-- Start Data --
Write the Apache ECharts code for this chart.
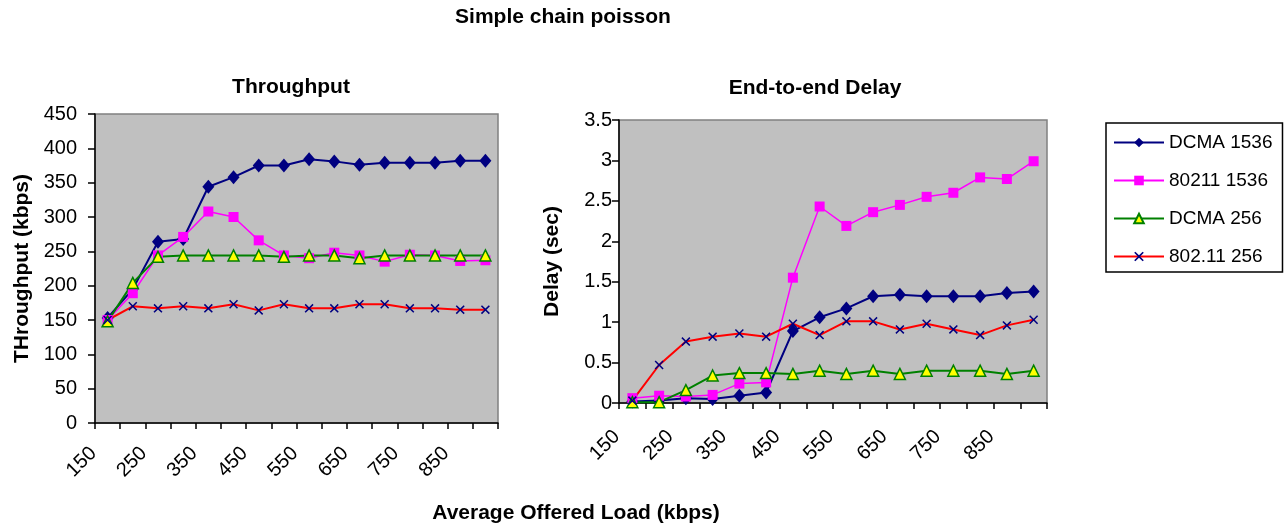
<!DOCTYPE html>
<html>
<head>
<meta charset="utf-8">
<script src="https://cdn.jsdelivr.net/npm/echarts@6/dist/echarts.min.js"></script>
<style>
html,body{margin:0;padding:0;background:#fff;}
#chart{width:1286px;height:527px;}
</style>
</head>
<body>
<div id="chart"></div>
<script>
const categories = ['150','200','250','300','350','400','450','500','550','600','650','700','750','800','850','900'];
const seriesNames = ['DCMA 1536','80211 1536','DCMA 256','802.11 256'];

const throughputDCMA1536 = [153,195,264,268,344,358,375,375,384,381,376,379,379,379,382,382];
const throughput80211_1536 = [150,189,244,271,308,300,266,244,240,248,244,235,245,244,236,237];
const throughputDCMA256 = [148,204,242,244,244,244,244,242,244,244,240,244,244,244,244,244];
const throughput80211_256 = [150,170,167,170,167,173,164,173,167,167,173,173,167,167,165,165];

const delayDCMA1536 = [0.02,0.03,0.06,0.05,0.09,0.13,0.89,1.06,1.17,1.32,1.34,1.32,1.32,1.32,1.36,1.38];
const delay80211_1536 = [0.06,0.09,0.08,0.10,0.24,0.255,1.55,2.43,2.19,2.36,2.45,2.55,2.60,2.79,2.77,2.99];
const delayDCMA256 = [0.01,0.01,0.16,0.34,0.37,0.37,0.36,0.40,0.36,0.40,0.36,0.40,0.40,0.40,0.36,0.40];
const delay80211_256 = [0.03,0.47,0.76,0.82,0.86,0.82,0.98,0.84,1.01,1.01,0.91,0.98,0.91,0.84,0.96,1.03];

const FONT = "'Liberation Sans', Arial, sans-serif";
const X_PATH = 'path://M0,1.2L1.2,0L5,3.8L8.8,0L10,1.2L6.2,5L10,8.8L8.8,10L5,6.2L1.2,10L0,8.8L3.8,5Z';

const styles = [
  {symbol:'diamond', symbolSize:[12,14], itemStyle:{color:'#000080'}, lineStyle:{color:'#000080', width:2}},
  {symbol:'rect', symbolSize:10, itemStyle:{color:'#FF00FF'}, lineStyle:{color:'#FF00FF', width:1.5}},
  {symbol:'triangle', symbolSize:11, itemStyle:{color:'#FFFF00', borderColor:'#008000', borderWidth:1.5}, lineStyle:{color:'#008000', width:2}},
  {symbol:X_PATH, symbolSize:9, itemStyle:{color:'#000080'}, lineStyle:{color:'#FF0000', width:2}}
];

function mk(i, data, gi){
  return Object.assign({
    name: seriesNames[i], type:'line', data: data,
    xAxisIndex: gi, yAxisIndex: gi, showAllSymbol:true, animation:false,
    emphasis:{disabled:true}
  }, JSON.parse(JSON.stringify(styles[i])), {symbol: styles[i].symbol});
}

function xAxisCfg(gi, pad, margin){
  return {
    type:'category', gridIndex: gi, data: categories, boundaryGap:true,
    axisLine:{show:true, lineStyle:{color:'#000', width:1.5}},
    axisTick:{show:true, length:6, inside:false, interval:0, lineStyle:{color:'#000', width:1.5}},
    axisLabel:{interval:1, rotate:45, margin: margin, color:'#000', fontSize:20, fontFamily:FONT, padding: pad},
    splitLine:{show:false}
  };
}
function yAxisCfg(gi, max, interval, name, gap, margin){
  return {
    type:'value', gridIndex: gi, min:0, max:max, interval:interval,
    name: name, nameLocation:'middle', nameGap: gap, nameRotate:90,
    nameTextStyle:{fontWeight:'bold', fontSize:21, fontFamily:FONT, color:'#000'},
    axisLine:{show:true, lineStyle:{color:'#000', width:1.5}},
    axisTick:{show:true, length:7, inside:false, lineStyle:{color:'#000', width:1.5}},
    axisLabel:{margin: margin, color:'#000', fontSize:20, fontFamily:FONT},
    splitLine:{show:false}
  };
}

const chart = echarts.init(document.getElementById('chart'), null, {renderer:'canvas'});
chart.setOption({
  animation:false,
  backgroundColor:'#fff',
  textStyle:{fontFamily:FONT},
  grid:[
    {left:95, top:114, width:403, height:309, show:true, backgroundColor:'#C0C0C0', borderColor:'#808080', borderWidth:1.5, containLabel:false, outerBoundsMode:'none'},
    {left:619, top:120, width:428, height:283, show:true, backgroundColor:'#C0C0C0', borderColor:'#808080', borderWidth:1.5, containLabel:false, outerBoundsMode:'none'}
  ],
  xAxis:[xAxisCfg(0,[0,20,0,0],13), xAxisCfg(1,[0,22,0,0],15)],
  yAxis:[yAxisCfg(0,450,50,'THroughput (kbps)',62,18), yAxisCfg(1,3.5,0.5,'Delay (sec)',56,7)],
  legend:{
    show:true, orient:'vertical', left:1106, top:123,
    data: seriesNames,
    itemWidth:50, itemHeight:12, itemGap:19,
    padding:[10,10,6,7],
    borderColor:'#000', borderWidth:1.5, backgroundColor:'#fff',
    textStyle:{fontSize:19, fontFamily:FONT, color:'#000'}
  },
  graphic:[
    {type:'text', x:563, y:17, style:{text:'Simple chain poisson', align:'center', verticalAlign:'middle', font:"bold 21px 'Liberation Sans', Arial, sans-serif", fill:'#000'}},
    {type:'text', x:291, y:87, style:{text:'Throughput', align:'center', verticalAlign:'middle', font:"bold 21px 'Liberation Sans', Arial, sans-serif", fill:'#000'}},
    {type:'text', x:815, y:88, style:{text:'End-to-end Delay', align:'center', verticalAlign:'middle', font:"bold 21px 'Liberation Sans', Arial, sans-serif", fill:'#000'}},
    {type:'text', x:576, y:513, style:{text:'Average Offered Load (kbps)', align:'center', verticalAlign:'middle', font:"bold 21px 'Liberation Sans', Arial, sans-serif", fill:'#000'}}
  ],
  series:[
    mk(0, throughputDCMA1536, 0),
    mk(1, throughput80211_1536, 0),
    mk(2, throughputDCMA256, 0),
    mk(3, throughput80211_256, 0),
    mk(0, delayDCMA1536, 1),
    mk(1, delay80211_1536, 1),
    mk(2, delayDCMA256, 1),
    mk(3, delay80211_256, 1)
  ]
});
</script>
</body>
</html>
-- End Data --
* Do this
Reproduce the listing above exactly, excluding all pictures.

* Correct answer
Write the Apache ECharts code for this chart.
<!DOCTYPE html>
<html>
<head>
<meta charset="utf-8">
<script src="https://cdn.jsdelivr.net/npm/echarts@6/dist/echarts.min.js"></script>
<style>
html,body{margin:0;padding:0;background:#fff;}
#chart{width:1286px;height:527px;}
</style>
</head>
<body>
<div id="chart"></div>
<script>
const categories = ['150','200','250','300','350','400','450','500','550','600','650','700','750','800','850','900'];
const seriesNames = ['DCMA 1536','80211 1536','DCMA 256','802.11 256'];

const throughputDCMA1536 = [153,195,264,268,344,358,375,375,384,381,376,379,379,379,382,382];
const throughput80211_1536 = [150,189,244,271,308,300,266,244,240,248,244,235,245,244,236,237];
const throughputDCMA256 = [148,204,242,244,244,244,244,242,244,244,240,244,244,244,244,244];
const throughput80211_256 = [150,170,167,170,167,173,164,173,167,167,173,173,167,167,165,165];

const delayDCMA1536 = [0.02,0.03,0.06,0.05,0.09,0.13,0.89,1.06,1.17,1.32,1.34,1.32,1.32,1.32,1.36,1.38];
const delay80211_1536 = [0.06,0.09,0.08,0.10,0.24,0.255,1.55,2.43,2.19,2.36,2.45,2.55,2.60,2.79,2.77,2.99];
const delayDCMA256 = [0.01,0.01,0.16,0.34,0.37,0.37,0.36,0.40,0.36,0.40,0.36,0.40,0.40,0.40,0.36,0.40];
const delay80211_256 = [0.03,0.47,0.76,0.82,0.86,0.82,0.98,0.84,1.01,1.01,0.91,0.98,0.91,0.84,0.96,1.03];

const FONT = "'Liberation Sans', Arial, sans-serif";
const X_PATH = 'path://M0,1.2L1.2,0L5,3.8L8.8,0L10,1.2L6.2,5L10,8.8L8.8,10L5,6.2L1.2,10L0,8.8L3.8,5Z';

const styles = [
  {symbol:'diamond', symbolSize:[12,14], itemStyle:{color:'#000080'}, lineStyle:{color:'#000080', width:2}},
  {symbol:'rect', symbolSize:10, itemStyle:{color:'#FF00FF'}, lineStyle:{color:'#FF00FF', width:1.5}},
  {symbol:'triangle', symbolSize:11, itemStyle:{color:'#FFFF00', borderColor:'#008000', borderWidth:1.5}, lineStyle:{color:'#008000', width:2}},
  {symbol:X_PATH, symbolSize:9, itemStyle:{color:'#000080'}, lineStyle:{color:'#FF0000', width:2}}
];

function mk(i, data, gi){
  return Object.assign({
    name: seriesNames[i], type:'line', data: data,
    xAxisIndex: gi, yAxisIndex: gi, showAllSymbol:true, animation:false,
    emphasis:{disabled:true}
  }, JSON.parse(JSON.stringify(styles[i])), {symbol: styles[i].symbol});
}

function xAxisCfg(gi, pad, margin){
  return {
    type:'category', gridIndex: gi, data: categories, boundaryGap:true,
    axisLine:{show:true, lineStyle:{color:'#000', width:1.5}},
    axisTick:{show:true, length:6, inside:false, interval:0, lineStyle:{color:'#000', width:1.5}},
    axisLabel:{interval:1, rotate:45, margin: margin, color:'#000', fontSize:20, fontFamily:FONT, padding: pad},
    splitLine:{show:false}
  };
}
function yAxisCfg(gi, max, interval, name, gap, margin){
  return {
    type:'value', gridIndex: gi, min:0, max:max, interval:interval,
    name: name, nameLocation:'middle', nameGap: gap, nameRotate:90,
    nameTextStyle:{fontWeight:'bold', fontSize:21, fontFamily:FONT, color:'#000'},
    axisLine:{show:true, lineStyle:{color:'#000', width:1.5}},
    axisTick:{show:true, length:7, inside:false, lineStyle:{color:'#000', width:1.5}},
    axisLabel:{margin: margin, color:'#000', fontSize:20, fontFamily:FONT},
    splitLine:{show:false}
  };
}

const chart = echarts.init(document.getElementById('chart'), null, {renderer:'canvas'});
chart.setOption({
  animation:false,
  backgroundColor:'#fff',
  textStyle:{fontFamily:FONT},
  grid:[
    {left:95, top:114, width:403, height:309, show:true, backgroundColor:'#C0C0C0', borderColor:'#808080', borderWidth:1.5, containLabel:false, outerBoundsMode:'none'},
    {left:619, top:120, width:428, height:283, show:true, backgroundColor:'#C0C0C0', borderColor:'#808080', borderWidth:1.5, containLabel:false, outerBoundsMode:'none'}
  ],
  xAxis:[xAxisCfg(0,[0,20,0,0],13), xAxisCfg(1,[0,22,0,0],15)],
  yAxis:[yAxisCfg(0,450,50,'THroughput (kbps)',62,18), yAxisCfg(1,3.5,0.5,'Delay (sec)',56,7)],
  legend:{
    show:true, orient:'vertical', left:1106, top:123,
    data: seriesNames,
    itemWidth:50, itemHeight:12, itemGap:19,
    padding:[10,10,6,7],
    borderColor:'#000', borderWidth:1.5, backgroundColor:'#fff',
    textStyle:{fontSize:19, fontFamily:FONT, color:'#000'}
  },
  graphic:[
    {type:'text', x:563, y:17, style:{text:'Simple chain poisson', align:'center', verticalAlign:'middle', font:"bold 21px 'Liberation Sans', Arial, sans-serif", fill:'#000'}},
    {type:'text', x:291, y:87, style:{text:'Throughput', align:'center', verticalAlign:'middle', font:"bold 21px 'Liberation Sans', Arial, sans-serif", fill:'#000'}},
    {type:'text', x:815, y:88, style:{text:'End-to-end Delay', align:'center', verticalAlign:'middle', font:"bold 21px 'Liberation Sans', Arial, sans-serif", fill:'#000'}},
    {type:'text', x:576, y:513, style:{text:'Average Offered Load (kbps)', align:'center', verticalAlign:'middle', font:"bold 21px 'Liberation Sans', Arial, sans-serif", fill:'#000'}}
  ],
  series:[
    mk(0, throughputDCMA1536, 0),
    mk(1, throughput80211_1536, 0),
    mk(2, throughputDCMA256, 0),
    mk(3, throughput80211_256, 0),
    mk(0, delayDCMA1536, 1),
    mk(1, delay80211_1536, 1),
    mk(2, delayDCMA256, 1),
    mk(3, delay80211_256, 1)
  ]
});
</script>
</body>
</html>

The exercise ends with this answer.